Excluded, however, are the following:

· Interest income from ”grandfathered” bonds is excluded. Grandfathered bonds are defined as debt instruments issued before March 1, 2001 and which have had no increases since March 1, 2002 This clause runs out for most products as of the January 1, 2011.

· Distributions from investment funds which have less than 15% of the assets invested in nongrandfathered debt instruments.

· Accrued interest from sale and redemption of investment funds if they have less than 40% (25% from January 1, 2011) of the assets invested in non-grandfathered debt instruments.

· Income on assets held in insurance products.

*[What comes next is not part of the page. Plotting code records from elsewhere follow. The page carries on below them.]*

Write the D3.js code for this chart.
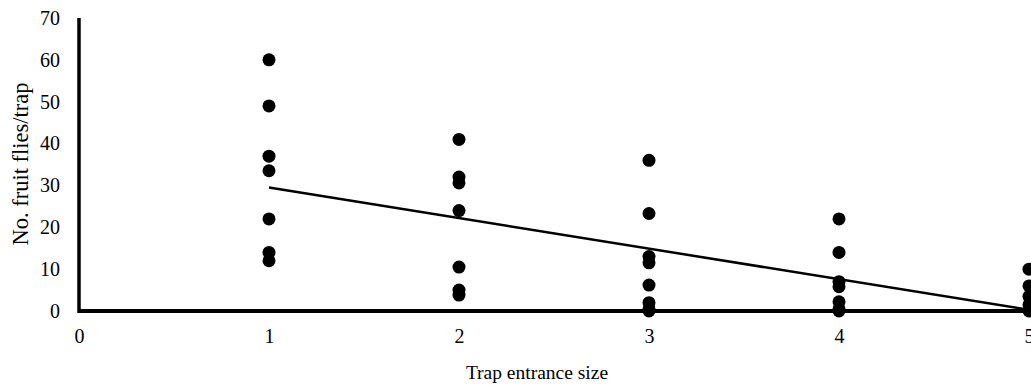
<!DOCTYPE html>
<html>
<head>
<meta charset="utf-8">
<script src="https://cdn.jsdelivr.net/npm/d3@7"></script>
<style>
  html, body { margin: 0; padding: 0; background: #fff; }
  svg { display: block; font-family: "Liberation Serif", "Times New Roman", serif; }
</style>
</head>
<body>
<svg id="chart"></svg>
<script>
// entrance size per group, and the counts
const entranceSizes = [1, 2, 3, 4, 5];
const fliesSize1 = [60, 49, 37, 33.5, 22, 14, 12];
const fliesSize2 = [41, 32, 30.6, 24, 10.5, 5, 3.8];
const fliesSize3 = [36, 23.3, 13, 11.5, 6.2, 2, 0.5, 0];
const fliesSize4 = [22, 14, 7, 5.8, 2.2, 0.5, 0];
const fliesSize5 = [10, 6, 3.5, 1.5, 0];
const groups = [fliesSize1, fliesSize2, fliesSize3, fliesSize4, fliesSize5];

// linear trend line shown in the chart
const trendX = [1, 5];
const trendY = [29.5, 0.3];

const xTicks = [0, 1, 2, 3, 4, 5];
const yTicks = [0, 10, 20, 30, 40, 50, 60, 70];

const width = 1031, height = 385;
const margin = { top: 18, right: 2, bottom: 74, left: 79 };

const svg = d3.select('#chart')
  .attr('width', width)
  .attr('height', height);

const x = d3.scaleLinear()
  .domain([0, 5])
  .range([margin.left, 1029]);

const y = d3.scaleLinear()
  .domain([0, 70])
  .range([height - margin.bottom, margin.top]);

const points = [];
entranceSizes.forEach((s, i) => groups[i].forEach(v => points.push({ size: s, value: v })));

// axes (no tick marks, thick black lines)
const xAxis = svg.append('g')
  .attr('transform', `translate(0,${y(0)})`)
  .call(d3.axisBottom(x).tickValues(xTicks).tickSize(0).tickPadding(18).tickFormat(d3.format('d')));
xAxis.select('.domain').remove();
xAxis.selectAll('text').attr('font-size', 20).attr('fill', '#000').attr('font-family', 'Liberation Serif');

const yAxis = svg.append('g')
  .attr('transform', `translate(${x(0)},0)`)
  .call(d3.axisLeft(y).tickValues(yTicks).tickSize(0).tickPadding(19).tickFormat(d3.format('d')));
yAxis.select('.domain').remove();
yAxis.selectAll('text').attr('font-size', 20).attr('fill', '#000').attr('font-family', 'Liberation Serif');

// trend line
svg.append('line')
  .attr('x1', x(trendX[0])).attr('y1', y(trendY[0]))
  .attr('x2', x(trendX[1])).attr('y2', y(trendY[1]))
  .attr('stroke', '#000')
  .attr('stroke-width', 2.5);

// axis lines drawn over
svg.append('line')
  .attr('x1', x(0)).attr('x2', width)
  .attr('y1', y(0)).attr('y2', y(0))
  .attr('stroke', '#000').attr('stroke-width', 4);
svg.append('line')
  .attr('x1', x(0)).attr('x2', x(0))
  .attr('y1', y(70)).attr('y2', y(0) + 2)
  .attr('stroke', '#000').attr('stroke-width', 3.5);

// scatter points
svg.append('g')
  .selectAll('circle')
  .data(points)
  .join('circle')
  .attr('cx', d => x(d.size))
  .attr('cy', d => y(d.value))
  .attr('r', 6.5)
  .attr('fill', '#000');

// axis titles
svg.append('text')
  .attr('x', 537)
  .attr('y', 379)
  .attr('text-anchor', 'middle')
  .attr('font-size', 19.5)
  .text('Trap entrance size');

svg.append('text')
  .attr('transform', `translate(28,164) rotate(-90)`)
  .attr('text-anchor', 'middle')
  .attr('font-size', 22.5)
  .text('No. fruit flies/trap');
</script>
</body>
</html>
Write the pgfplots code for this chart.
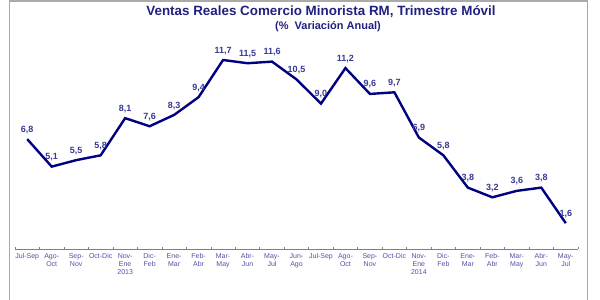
\documentclass[border=0pt]{standalone}
\usepackage{pgfplots}
\pgfplotsset{compat=1.18}
\usepackage{fontspec}
\setmainfont{Liberation Sans}
\definecolor{navyline}{RGB}{0,0,128}
\definecolor{titlecol}{RGB}{32,32,128}
\definecolor{lblcol}{RGB}{56,56,150}
\definecolor{tickcol}{RGB}{80,80,170}
\definecolor{framecol}{RGB}{170,170,170}
\pgfplotstableread{
x y
0 6.8
1 5.1
2 5.5
3 5.8
4 8.1
5 7.6
6 8.3
7 9.4
8 11.7
9 11.5
10 11.6
11 10.5
12 9.0
13 11.2
14 9.6
15 9.7
16 6.9
17 5.8
18 3.8
19 3.2
20 3.6
21 3.8
22 1.6
}\ventas
\begin{document}
\begin{tikzpicture}
\useasboundingbox (0pt,0pt) rectangle (600pt,-300pt);
\draw[framecol,line width=1.5pt] (9.5pt,-300pt) -- (9.5pt,-1pt) -- (587.5pt,-1pt) -- (587.5pt,-300pt);
\node[font=\fontsize{13.4}{15}\selectfont\bfseries,text=titlecol] at (321pt,-12pt) {Ventas Reales Comercio Minorista RM, Trimestre Móvil};
\node[font=\fontsize{11}{13}\selectfont\bfseries,text=titlecol] at (328pt,-26.5pt) {(\%\ \ Variación Anual)};
\begin{axis}[
  at={(15pt,-249pt)}, anchor=south west,
  scale only axis, width=563pt, height=210pt,
  xmin=-0.5, xmax=22.5, ymin=0, ymax=13,
  axis y line=none, axis x line*=bottom,
  x axis line style={draw=gray, line width=0.8pt, -},
  xtick={0,...,22},
  xticklabels={Jul-Sep,Ago-\\Oct,Sep-\\Nov,Oct-Dic,Nov-\\Ene\\2013,Dic-\\Feb,Ene-\\Mar,Feb-\\Abr,Mar-\\May,Abr-\\Jun,May-\\Jul,Jun-\\Ago,Jul-Sep,Ago-\\Oct,Sep-\\Nov,Oct-Dic,Nov-\\Ene\\2014,Dic-\\Feb,Ene-\\Mar,Feb-\\Abr,Mar-\\May,Abr-\\Jun,May-\\Jul},
  major tick length=0pt,
  minor xtick={-0.5,0.5,...,22.5},
  minor tick length=2.5pt,
  minor tick style={draw=gray, line width=0.6pt},
  xticklabel style={font=\fontsize{7}{8}\selectfont, text=tickcol, align=center, anchor=north, yshift=-1pt},
  /pgf/number format/assume math mode=true,
  clip=false,
  nodes near coords,
  every node near coord/.append style={font=\fontsize{9}{10}\selectfont\bfseries, text=lblcol, anchor=south, yshift=1pt},
  nodes near coords={\pgfmathprintnumber[fixed,fixed zerofill,precision=1,use comma,assume math mode=true]{\pgfplotspointmeta}},
]
\addplot[navyline, line width=2.4pt, mark=none, line join=miter] table[x=x,y=y] {\ventas};
\end{axis}
\end{tikzpicture}
\end{document}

· Retention will not be charged on interest from Swiss debtors i.e. interest subject to Swiss withholding tax.

What choices do you have?

Voluntary Disclosure
If you wish to opt for voluntary disclosure you must sign a document authorizing UBS to send information to the Swiss Federal Tax Authority, which in turn will forward the information to your country of residence. The information sent to your country of domicile will include your name and address together with information regarding your relevant interest income.

Please contact your client advisor if you wish to choose voluntary disclosure.

Retention
If you do not wish to have voluntary disclosure you do not have to sign any documentation and the retention will automatically be applied to the relevant income. Assuming that the savings taxation comes into effect on July 1, 2005, the following retention rates will apply: 15% from July 1, 2005, 20% from July 1, 2008, 35% from July 1, 2011. No personal information whatsoever is disclosed in the case of retention.

When will the EU Savings Tax come into effect?

The EU originally planned to bring the savings taxation measures into effect as of January 1, 2005. However, in June 2004 ,the EU announced that this date would be postponed until July1, 2005.

The Bilateral II agreements between Switzerland and the EU, of which the EU savings taxation is a part, have been finalized. Most of the agreements could still be subject to a Swiss referendum. However, in the case of the savings taxation, there have been no indications that such a referendum would be called for. An implementation date of July 1, 2005 would therefore appear achievable in Switzerland.

It is our understanding that the new regime will be implemented at the same time in all 25 EU countries, in Switzerland, Andorra, Monaco, Liechtenstein and San Marino as well as in the relevant dependent and associated territories of the United Kingdom and the Netherlands.